画像: ■2022年8月10日 ルヴァン杯準々決勝第2戦(ニッパツ/9,255人) 横浜FM 1-2 広島 得点者:(横)レオ・セアラ (広)ナッシム・ベンカリファ、野上結貴 ※広島が2勝で準決勝に進出

「自分がゲームを壊した」と畠中

 サンフレッチェ広島に連続で黒星。準々決勝から参加した横浜F・マリノスのルヴァンカップへの挑戦は、たった2試合を戦っただけで、ベスト8で終わった。

「特にそこまで語るようなことはない」がケヴィン・マスカット監督の最初の言葉だが、それは本音ではなかっただろう。そのあとに強調したのは、立ち上がりは素晴らしかったこと、ミスからの失点と退場劇でプランが崩れたこと、という分析が含まれていた。

 第1戦では1-3で敗れていて、アウェーゴールは持ち帰ったものの、第2戦では無失点かつ複数得点が目指すべきところだった。それがわずか8分で狂った。

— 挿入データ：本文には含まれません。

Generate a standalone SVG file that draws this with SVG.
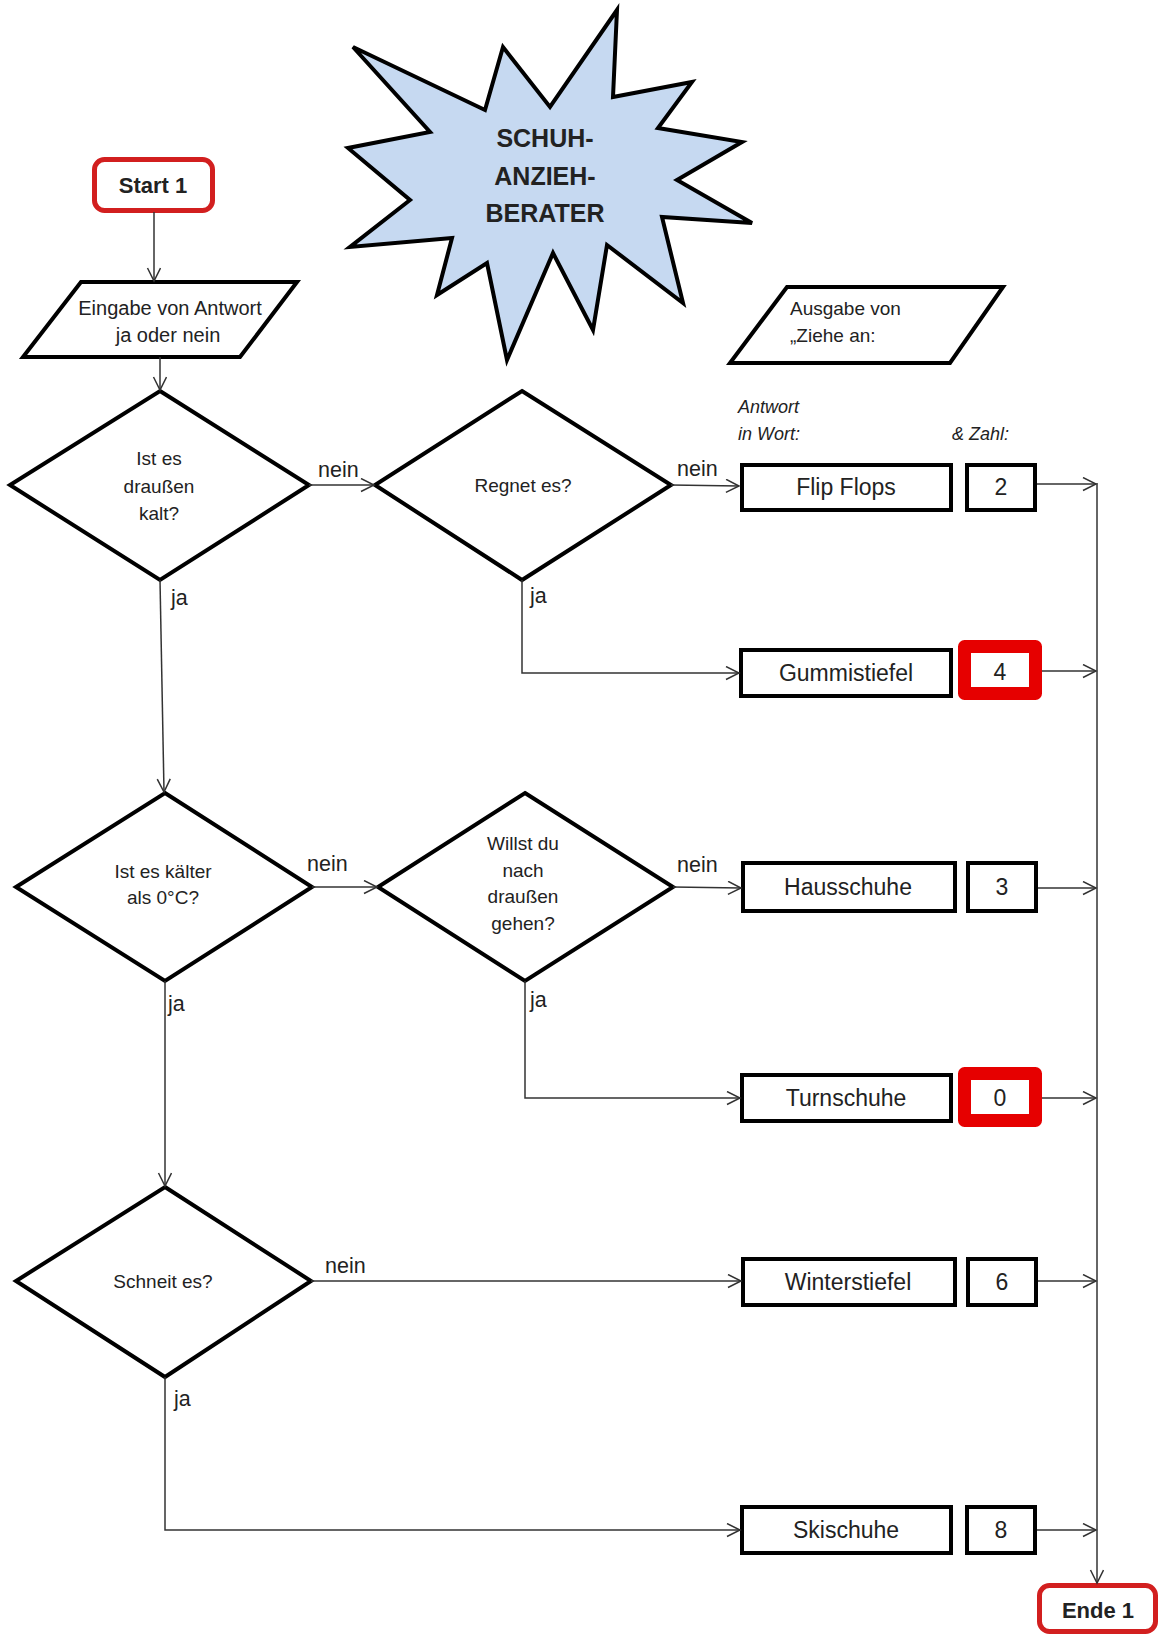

「最初の5、6分まではいいスタートを切れましたし、最初にビッグチャンスを作りました」

 マスカット監督が悔やみ、敵将のミヒャエル・スキッベ監督もこれが勝負の分かれ道になったと認めたのが、横浜FMのビッグシーンだ。勝利への意欲が強く表れた序盤、4分には左から右横につないで、藤田譲瑠チマがラストパス、最後は水沼宏太が鋭く狙ったが、GK大迫敬介の好守にあって、いきなりのビッグチャンスを逃した。

「数分後に自分たちから相手に与えてしまったような形で失点してしまい、さらに1人少なくなってゲームを難しくしてしまいました」

 マスカット監督がそう説明したのは、まずは8分のシーン。畠中槙之輔が最終ラインの中央で相手の横パスをカットしたところまでは良かったが、一瞬のストップモーションのスキに背後からナッシム・ベンカリファにボールをさらわれて、そのまま決められてしまった。

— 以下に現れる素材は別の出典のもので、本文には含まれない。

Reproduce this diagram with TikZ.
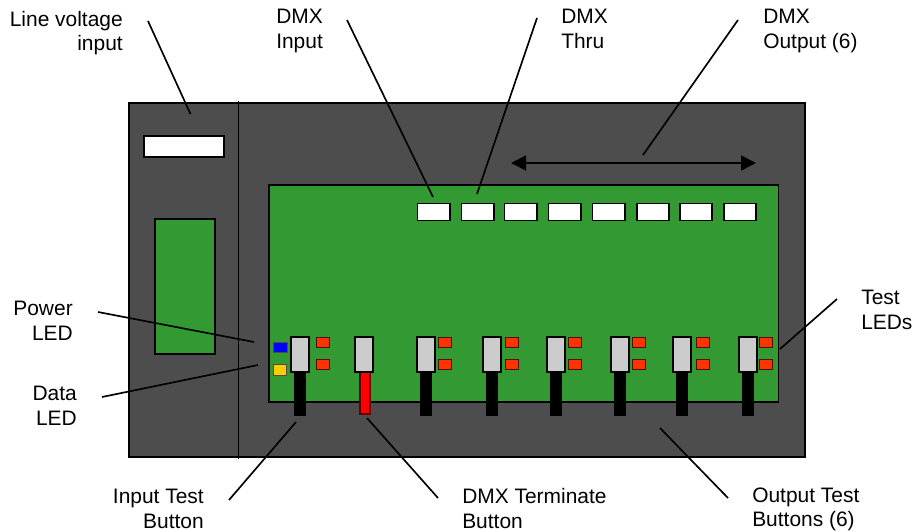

「相手の横パスのミスを取ってパスを選択しようとしましたが、距離が近くて難しいと思って時間を作ろうと思ったところに相手が狙ってきました。自分の不注意でした」

 畠中が一瞬、足を止めたのは、そういう理由だった。

「複数点を取っていかなければいけない試合で、そのために準備していたのに、自分の不用意なミスで壊してしまいました。流れで一人少なくなってしまいましたが、その前に自分がこのゲーム壊して難しい展開にしてしまったなと」

 14分にもミスからボールを奪われて、森島司が抜け出そうというところで角田涼太朗が引っ掛けて、得点機会阻止としてすかさずレッドカードが提示された。だが、畠中はすべての責任を背負うように、早々の失点への反省の言葉を絞り出したのだった。

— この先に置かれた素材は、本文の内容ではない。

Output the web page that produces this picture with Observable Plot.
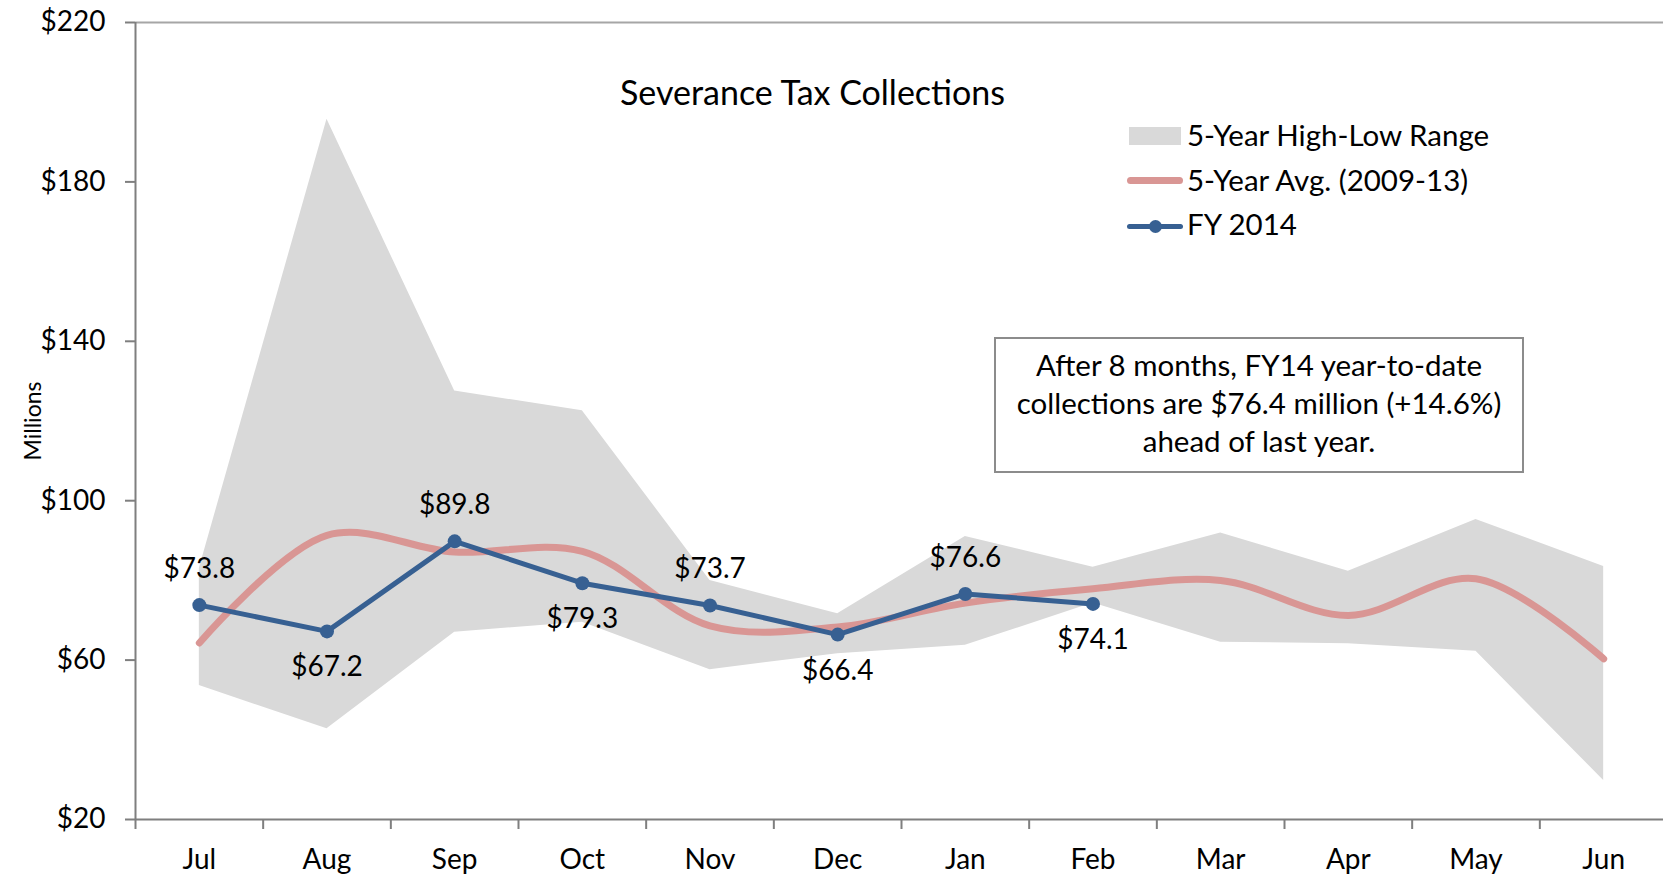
<!DOCTYPE html>
<html><head><meta charset="utf-8">
<script src="https://cdn.jsdelivr.net/npm/d3@7"></script>
<script src="https://cdn.jsdelivr.net/npm/@observablehq/plot@0.6"></script>
<style>
body{margin:0;background:#fff;font-family:Lato, "Noto Sans", sans-serif;color:#000;}
#wrap{position:relative;width:1663px;height:878px;overflow:hidden;}
#wrap svg{position:absolute;left:0;top:0;}
.ov{position:absolute;white-space:nowrap;line-height:1;}
</style></head><body><div id="wrap"></div>
<script>
const months = ["Jul","Aug","Sep","Oct","Nov","Dec","Jan","Feb","Mar","Apr","May","Jun"];
const rangeHigh = [83, 195.7, 127.5, 122.6, 80, 71.6, 91, 83.3, 91.9, 82.3, 95.3, 83.5];
const rangeLow  = [53.6, 42.8, 67, 69.5, 57.6, 61.6, 63.7, 74.3, 64.5, 64.1, 62.2, 29.8];
const avg5yr    = [64.3, 91.3, 87.1, 87.3, 68.6, 68.3, 74.3, 77.9, 80, 71.2, 80.4, 60.3];
const fy2014    = [73.8, 67.2, 89.8, 79.3, 73.7, 66.4, 76.6, 74.1];
const labelSide = ["above","below","above","below","above","below","above","below"];
const yTicks = [20, 60, 100, 140, 180, 220];
const titleText = "Severance Tax Collections";
const legendItems = ["5-Year High-Low Range", "5-Year Avg. (2009-13)", "FY 2014"];
const noteLines = ["After 8 months, FY14 year-to-date", "collections are $76.4 million (+14.6%)", "ahead of last year."];

const band = months.map((m, i) => ({i, low: rangeLow[i], high: rangeHigh[i]}));
const avgData = months.map((m, i) => ({i, v: avg5yr[i]}));
const fyData = fy2014.map((v, i) => ({i, v, side: labelSide[i]}));
const boundaries = d3.range(months.length + 1).map(i => i - 0.5);

const FS = 28, FS2 = 29.5;
const chart = Plot.plot({
  width: 1663, height: 878,
  marginLeft: 135, marginTop: 22, marginBottom: 59, marginRight: 0,
  style: {fontFamily: "Lato, 'Noto Sans', sans-serif", fontSize: FS + "px", background: "white", color: "black"},
  x: {type: "linear", domain: [-0.5, months.length - 0.5], range: [135, 1667]},
  y: {domain: [20, 220]},
  marks: [
    Plot.areaY(band, {x: "i", y1: "low", y2: "high", fill: "#d9d9d9"}),
    Plot.ruleY([220], {stroke: "#a6a6a6", strokeWidth: 2}),
    Plot.lineY(avgData, {x: "i", y: "v", curve: "catmull-rom", stroke: "#d99694", strokeWidth: 7, strokeLinecap: "round"}),
    Plot.lineY(fyData, {x: "i", y: "v", stroke: "#376092", strokeWidth: 5}),
    Plot.dot(fyData, {x: "i", y: "v", r: 7, fill: "#376092"}),
    Plot.text(fyData.filter(d => d.side === "above"), {x: "i", y: "v", text: d => "$" + d.v.toFixed(1), dy: -36, fontSize: FS, fill: "black"}),
    Plot.text(fyData.filter(d => d.side === "below"), {x: "i", y: "v", text: d => "$" + d.v.toFixed(1), dy: 36, fontSize: FS, fill: "black"}),
    Plot.ruleX([-0.5], {stroke: "#7f7f7f", strokeWidth: 2}),
    Plot.ruleY([20], {stroke: "#7f7f7f", strokeWidth: 2}),
    Plot.axisY({ticks: yTicks, tickFormat: d => "$" + d, tickSize: 10, tickPadding: 20, stroke: "#7f7f7f", strokeWidth: 2, fill: "black", label: "Millions", labelAnchor: "center", labelOffset: 111, labelArrow: "none", fontSize: FS}),
    Plot.axisX({ticks: boundaries, tickFormat: () => "", tickSize: 10, stroke: "#7f7f7f", strokeWidth: 2, label: null}),
    Plot.axisX({ticks: d3.range(months.length), tickFormat: i => months[i], tickSize: 0, tickPadding: 30, fill: "black", label: null, fontSize: FS})
  ]
});
const wrap = document.getElementById("wrap");
wrap.appendChild(chart);
chart.querySelectorAll("[aria-label='y-axis label'] text").forEach(t => t.setAttribute("font-size", "23"));

function ov(html, css) {
  const d = document.createElement("div");
  d.className = "ov";
  d.innerHTML = html;
  Object.assign(d.style, css);
  wrap.appendChild(d);
  return d;
}
// title
ov(titleText, {left: "0px", width: "1625px", textAlign: "center", top: (93 - 0.53 * 34) + "px", fontSize: "34px"});
// legend
ov("", {left: "1129px", top: "127px", width: "52px", height: "18px", background: "#d9d9d9"});
ov("", {left: "1127px", top: "177px", width: "56px", height: "7px", background: "#d99694", borderRadius: "4px"});
ov("", {left: "1127px", top: "224px", width: "56px", height: "5px", background: "#376092", borderRadius: "3px"});
ov("", {left: "1148.5px", top: "220px", width: "13px", height: "13px", background: "#376092", borderRadius: "50%"});
[136, 181, 225].forEach((c, k) => ov(legendItems[k], {left: "1187px", top: (c - 0.53 * FS2) + "px", fontSize: FS2 + "px"}));
// note box
ov("", {left: "994px", top: "337px", width: "530px", height: "136px", border: "2px solid #8c8c8c", boxSizing: "border-box", background: "white"});
[366, 404, 442].forEach((c, k) => ov(noteLines[k], {left: "994px", width: "530px", textAlign: "center", top: (c - 0.53 * FS2) + "px", fontSize: FS2 + "px"}));
</script></body></html>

「一人少なくなったあとにも、早い段階で1点を返しましたし、後ろはそのまま耐え続けて少ないチャンスで2、3点を取るプランを考えていました。でも耐えきれずに、前半のうちにまた失点してしまいました。失うものはなかったからもっとやらなければいけなかったけれど、自分たちの時間で長くボールキープができませんでした」

 マスカット監督は退場劇のあと、藤田に代わってセンターバックの實藤友紀を入れて最終ラインを整備し直し、中盤はセンターに渡辺皓太を置き、右の水沼、左の吉尾海夏とワイドの選手を中盤のラインにやや下げて強化、前線でマルコス・ジュニオールとレオ・セアラが構える配置にセットした。「10人になってもあきらめる姿勢はなく、最後の最後まで何をしなければいけないのか貫き通した試合ができた」と選手たちを称えた。ただ、畠中が言うように、1人少なかったこともあって「自分たちの時間」を作れなかったのも事実だった。

 一方で、対戦相手となった広島のベンカリファの指摘が示唆に富んでいる。

「Jリーグではどのチームが相手でも戦うのは難しいです。ただ、マリノスのように形を持ってサッカーをやってくれるチームはやりやすいと思います。こちらのサッカーを合わせていけますから」

 マスカット監督が胸を張る「横浜FMらしさを貫く姿勢」こそが横浜FMらしさなのであれば、技術も戦術もメンタルもコンディショニングも、相手のどんな対策をも上回る質の高さが求められる。シーズンもクライマックスへと突き進むいま、「形を超える形」を求める究極的な挑戦を続けながら、J1の残り12試合とAFCチャンピオンズリーグで、それを証明していくことになる。